Never Knew Beef Jerky Could Be So Soft

By: Charles Lauer

I was little apprehensive about going on the eating tour this past Tuesday. Partially because I was worried I might have to pay for everything (and I barely had enough money for the bus ride home) and partially because, until the beginning of this year, I had only eaten things that were certified Kosher.

In case you don’t know, eating Kosher is a traditional Jewish practice that imposes many rules and regulates on what you can and can’t eat. Some of these rules include: forbidding the eating of meat and milk simultaneously, banning a decent size of the animal kingdom from Jewish consumption, and requiring Jewish oversight in the cooking or baking of almost any food you could hope to eat.

It put a real limitation on what devoted Jews can eat. They can’t walk into a random pizza shop or pick up a hot dog from a street vendor or… really go on an eating tour. They don’t have the same edible freedom as their Non-Jewish neighbors and often times that can be frightening. (Like, for example, I can’t remember a family vacation where my Mom didn’t pack an entire grocery store into the trunk of our minivan. She’d always be neurotic about the possibility of us getting to where we’re going, only to discover that there was nothing in the vicinity we could actually eat.) So to ensure that there was always kosher food around, devoted Jews formed their own grocery stores, restaurants, and cultural enclaves to house them.

I live in one of these enclaves. And, understandably, it’s where I get most of my food.

This doesn’t mean, though, that I (and the rest of my community) simply eat Matzo Balls three courses a day, 24/7. (Although, I’d love to give that a try) Prodomaniently Jewish towns have a fair amount of diverse cuisine. We have Chinese restaurants run by people in Yarmulkes, fried chicken places where your waitress might be covering her hair, and Mexican places where the guy making your enchilada might be thoroughly Hasidic.

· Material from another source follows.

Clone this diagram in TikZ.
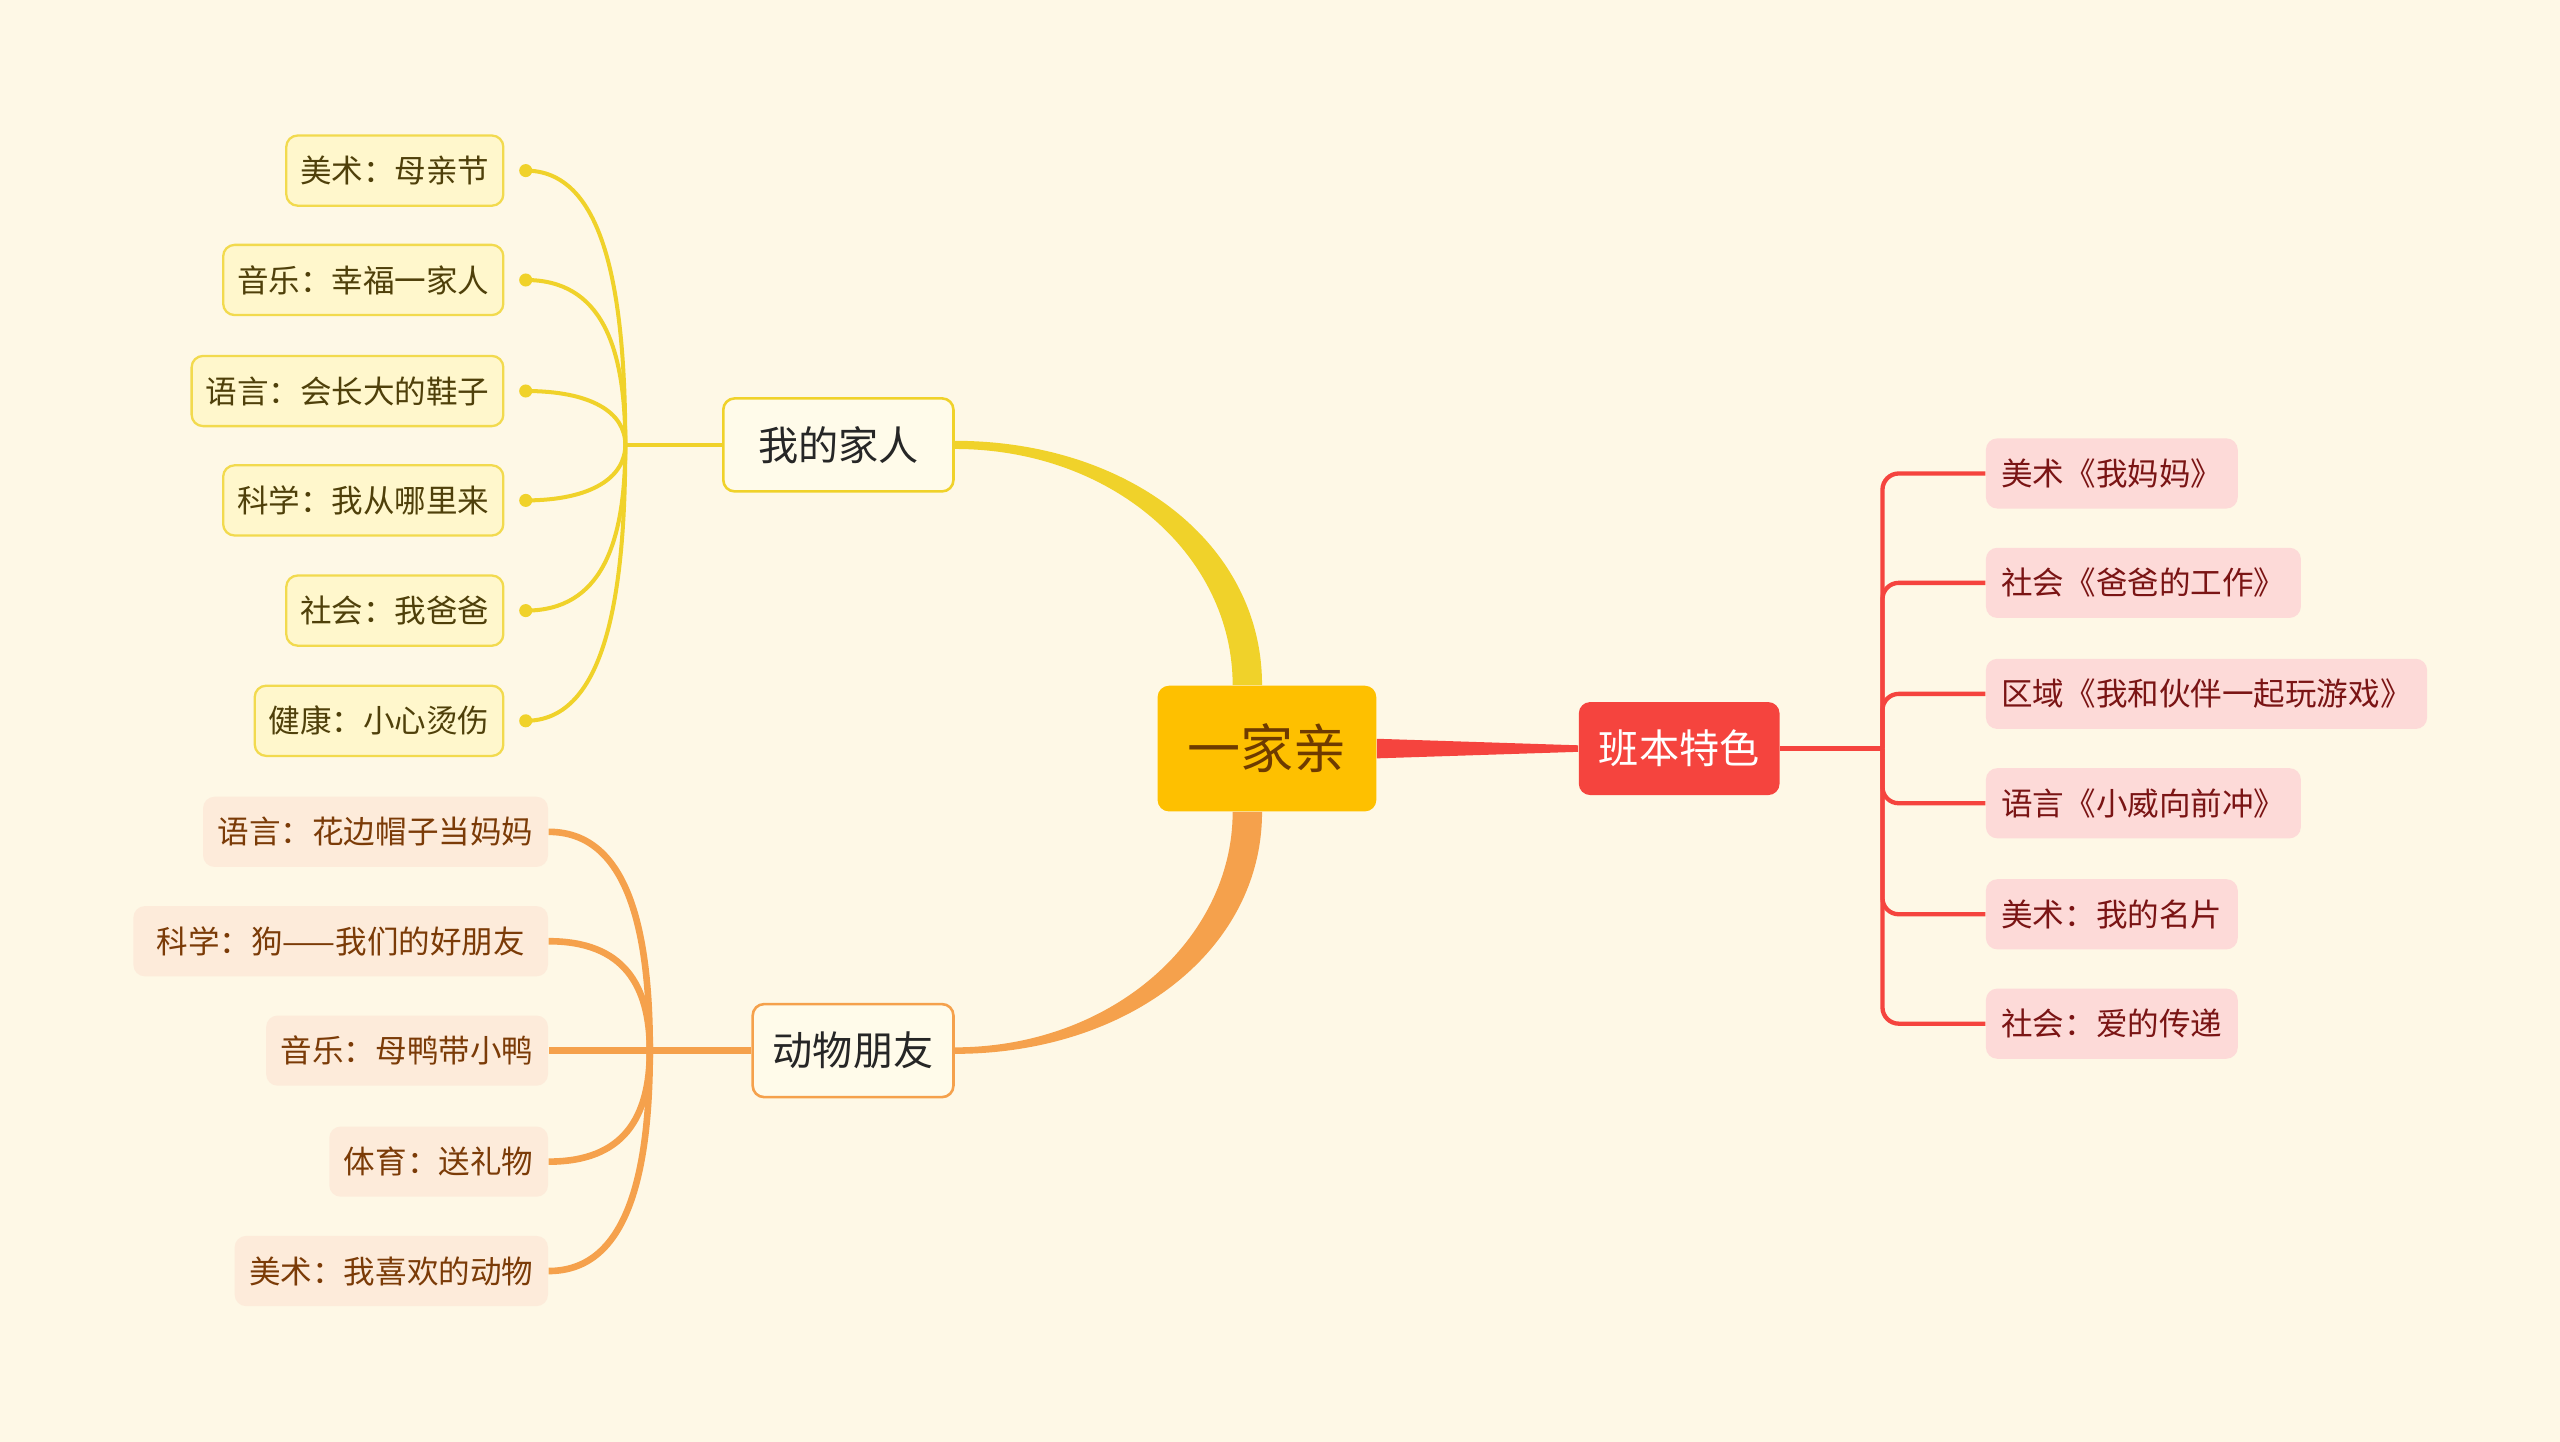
\documentclass[tikz,border=0pt]{standalone}
\usepackage{fontspec}
\setmainfont{Noto Sans CJK SC}
\usetikzlibrary{calc}
\definecolor{bgcream}{HTML}{FEF8E6}
\definecolor{rootfill}{HTML}{FEC000}
\definecolor{roottext}{HTML}{6E3B00}
\definecolor{yellowline}{HTML}{F0D22A}
\definecolor{yellowfill}{HTML}{FFF7CC}
\definecolor{yellowedge}{HTML}{F2DA4E}
\definecolor{yellowtext}{HTML}{4F400A}
\definecolor{topicfill}{HTML}{FFFBEA}
\definecolor{orangeline}{HTML}{F5A14C}
\definecolor{orangefill}{HTML}{FDEBDA}
\definecolor{orangetext}{HTML}{7B3B07}
\definecolor{redline}{HTML}{F5443E}
\definecolor{redfill}{HTML}{FDDAD8}
\definecolor{redtext}{HTML}{7A1414}

\begin{document}
\begin{tikzpicture}[x=0.02cm, y=0.02cm,
  root/.style={
    fill=rootfill, rounded corners=0.14cm,
    minimum width=2.68cm, minimum height=1.54cm,
    font=\fontsize{18.5}{22}\selectfont, text=roottext
  },
  feat/.style={
    fill=redline, rounded corners=0.14cm,
    minimum width=2.46cm, minimum height=1.14cm,
    font=\fontsize{14}{17}\selectfont, text=white
  },
  topic/.style={
    fill=topicfill, line width=0.9pt, rounded corners=0.14cm,
    minimum height=1.14cm,
    font=\fontsize{14}{17}\selectfont, text=black!85
  },
  yleaf/.style={
    draw=yellowedge, fill=yellowfill, line width=0.8pt, rounded corners=0.14cm,
    minimum height=0.86cm, inner xsep=0.17cm, anchor=east,
    font=\fontsize{11}{13}\selectfont, text=yellowtext
  },
  oleaf/.style={
    fill=orangefill, rounded corners=0.14cm,
    minimum height=0.86cm, inner xsep=0.18cm, anchor=east,
    font=\fontsize{11}{13}\selectfont, text=orangetext
  },
  rleaf/.style={
    fill=redfill, rounded corners=0.14cm,
    minimum height=0.86cm, inner xsep=0.19cm, anchor=west,
    font=\fontsize{11}{13}\selectfont, text=redtext
  },
  ydot/.style={circle, fill=yellowline, inner sep=0pt, minimum size=0.16cm},
  yline/.style={draw=yellowline, line width=1.4pt},
  oline/.style={draw=orangeline, line width=2.3pt},
  rline/.style={draw=redline, line width=1.5pt, rounded corners=0.2cm},
]

%% ---- Background ----
\fill[bgcream] (0,0) rectangle (1568,883);
\useasboundingbox (0,0) rectangle (1568,883);

%% ---- Root and main topics ----
\node[root] (root) at (776,424.5) {一家亲};
\node[feat] (feat) at (1028.5,424.5) {班本特色};
\node[topic, draw=yellowline, minimum width=2.82cm] (home) at (513.5,610.5) {我的家人};
\node[topic, draw=orangeline, minimum width=2.46cm] (animal) at (522.5,239.5) {动物朋友};

%% ---- Tapered branches from the root ----
\fill[yellowline] ($(home.east)+(0,2.5)$)
  .. controls ($(home.east)+(106,2.5)$) and ($(root.north)+(-3,87)$) .. ($(root.north)+(-3,0)$)
  -- ($(root.north)+(-21,0)$)
  .. controls ($(root.north)+(-21,80)$) and ($(home.east)+(96,-2.5)$) .. ($(home.east)+(0,-2.5)$)
  -- cycle;
\fill[orangeline] ($(animal.east)+(0,-2)$)
  .. controls ($(animal.east)+(106,-2)$) and ($(root.south)+(-3,-85)$) .. ($(root.south)+(-3,0)$)
  -- ($(root.south)+(-21,0)$)
  .. controls ($(root.south)+(-21,-78)$) and ($(animal.east)+(96,2)$) .. ($(animal.east)+(0,2)$)
  -- cycle;
\fill[redline] ($(root.east)+(0,6)$) -- ($(feat.west)+(0,2)$)
  -- ($(feat.west)+(0,-2)$) -- ($(root.east)+(0,-6)$) -- cycle;

%% ---- 我的家人 leaves ----
\node[yleaf] (y1) at (309,778.5) {美术：母亲节};
\node[yleaf] (y2) at (309,711.5) {音乐：幸福一家人};
\node[yleaf] (y3) at (309,643.5) {语言：会长大的鞋子};
\node[yleaf] (y4) at (309,576.5) {科学：我从哪里来};
\node[yleaf] (y5) at (309,509)   {社会：我爸爸};
\node[yleaf] (y6) at (309,441.5) {健康：小心烫伤};
\coordinate (yj) at (383,610.5);
\draw[yline] (home.west) -- (yj);
\draw[yline] (yj) .. controls +(0,101)  and +(46,0) .. ($(y1.east)+(13,0)$) node[ydot] (yd1) {};
\draw[yline] (yj) .. controls +(0,61)   and +(46,0) .. ($(y2.east)+(13,0)$) node[ydot] (yd2) {};
\draw[yline] (yj) .. controls +(0,20)   and +(40,0) .. ($(y3.east)+(13,0)$) node[ydot] (yd3) {};
\draw[yline] (yj) .. controls +(0,-20)  and +(40,0) .. ($(y4.east)+(13,0)$) node[ydot] (yd4) {};
\draw[yline] (yj) .. controls +(0,-61)  and +(46,0) .. ($(y5.east)+(13,0)$) node[ydot] (yd5) {};
\draw[yline] (yj) .. controls +(0,-101) and +(46,0) .. ($(y6.east)+(13,0)$) node[ydot] (yd6) {};

%% ---- 动物朋友 leaves ----
\node[oleaf] (o1) at (336,373.5) {语言：花边帽子当妈妈};
\node[oleaf, minimum width=5.08cm] (o2) at (336,306.5) {科学：狗——我们的好朋友};
\node[oleaf] (o3) at (336,239.5) {音乐：母鸭带小鸭};
\node[oleaf] (o4) at (336,171.5) {体育：送礼物};
\node[oleaf] (o5) at (336,104.5) {美术：我喜欢的动物};
\coordinate (oj) at (398,239.5);
\draw[oline] (animal.west) -- (oj);
\draw[oline] (oj) .. controls +(0,80)  and +(46,0) .. (o1.east);
\draw[oline] (oj) .. controls +(0,40)  and +(46,0) .. (o2.east);
\draw[oline] (oj) -- (o3.east);
\draw[oline] (oj) .. controls +(0,-41) and +(46,0) .. (o4.east);
\draw[oline] (oj) .. controls +(0,-81) and +(46,0) .. (o5.east);

%% ---- 班本特色 leaves ----
\node[rleaf] (r1) at (1216,593) {美术《我妈妈》};
\node[rleaf] (r2) at (1216,526) {社会《爸爸的工作》};
\node[rleaf] (r3) at (1216,458) {区域《我和伙伴一起玩游戏》};
\node[rleaf] (r4) at (1216,391) {语言《小威向前冲》};
\node[rleaf] (r5) at (1216,323) {美术：我的名片};
\node[rleaf] (r6) at (1216,256) {社会：爱的传递};
\coordinate (rj) at (1153,424.5);
\draw[rline] (feat.east) -- (rj);
\draw[rline] (rj) |- (r1.west);
\draw[rline] (rj) |- (r2.west);
\draw[rline] (rj) |- (r3.west);
\draw[rline] (rj) |- (r4.west);
\draw[rline] (rj) |- (r5.west);
\draw[rline] (rj) |- (r6.west);

\end{tikzpicture}
\end{document}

Don’t get me wrong, Jewish cuisine is diverse. But due to the seemingly endless list of rules and practices that set its parameters, Kosher cuisine will never be more than a microcosm of global cuisine.

So upon hearing that we, as a class, were going to take a tour exploring just that, global cuisine, I didn’t know what to expect. I was scared that I wouldn’t like what was being handed out because of the palate I grew up on or that other people would express jubilance about food items I’d simply never heard of.

I felt like an outsider and it was starting to make me antsy.

But, then I actually went on the tour. I tried the food like everybody else. And, despite my preconceptions, I was delightfully surprised by what I was biting into. But, in all honesty, what had me the most surprised was that my classmates were too.

I grew up in a such an extreme example of “menu limitation” that I hadn’t stopped to consider that everyone, to some degree, had experienced the same thing.

Whether it’s because you mainly eat at places in your neighborhood or because you gravitate towards meals you’d had in the past, or simply because you didn’t bother or hadn’t got around to trying a dish, everybody’s got tons of food left to try.

To me, the fact that anybody could experience the sensation of trying a new food was a weirdly reassuring thought. Why? Because it got me to stop second-guessing myself. See, they’ll always be room for improvement when it’s come to our “edible education”, regardless of where we’ve come from. And realizing the universality of that no longer made me feel like an outsider,  it made me feel comfortable in a neighborhood full of food I’d never seen before.

Questions:

  1. What are some ways you think your upbringing or current neighborhood affects what you eat on a week-to-week basis?
  2. Do you have prejudices against specific foods (Other than the fact that you simply don’t like something)? If so, why?
  3. What are some ways college students can branch out when it comes to cuisine?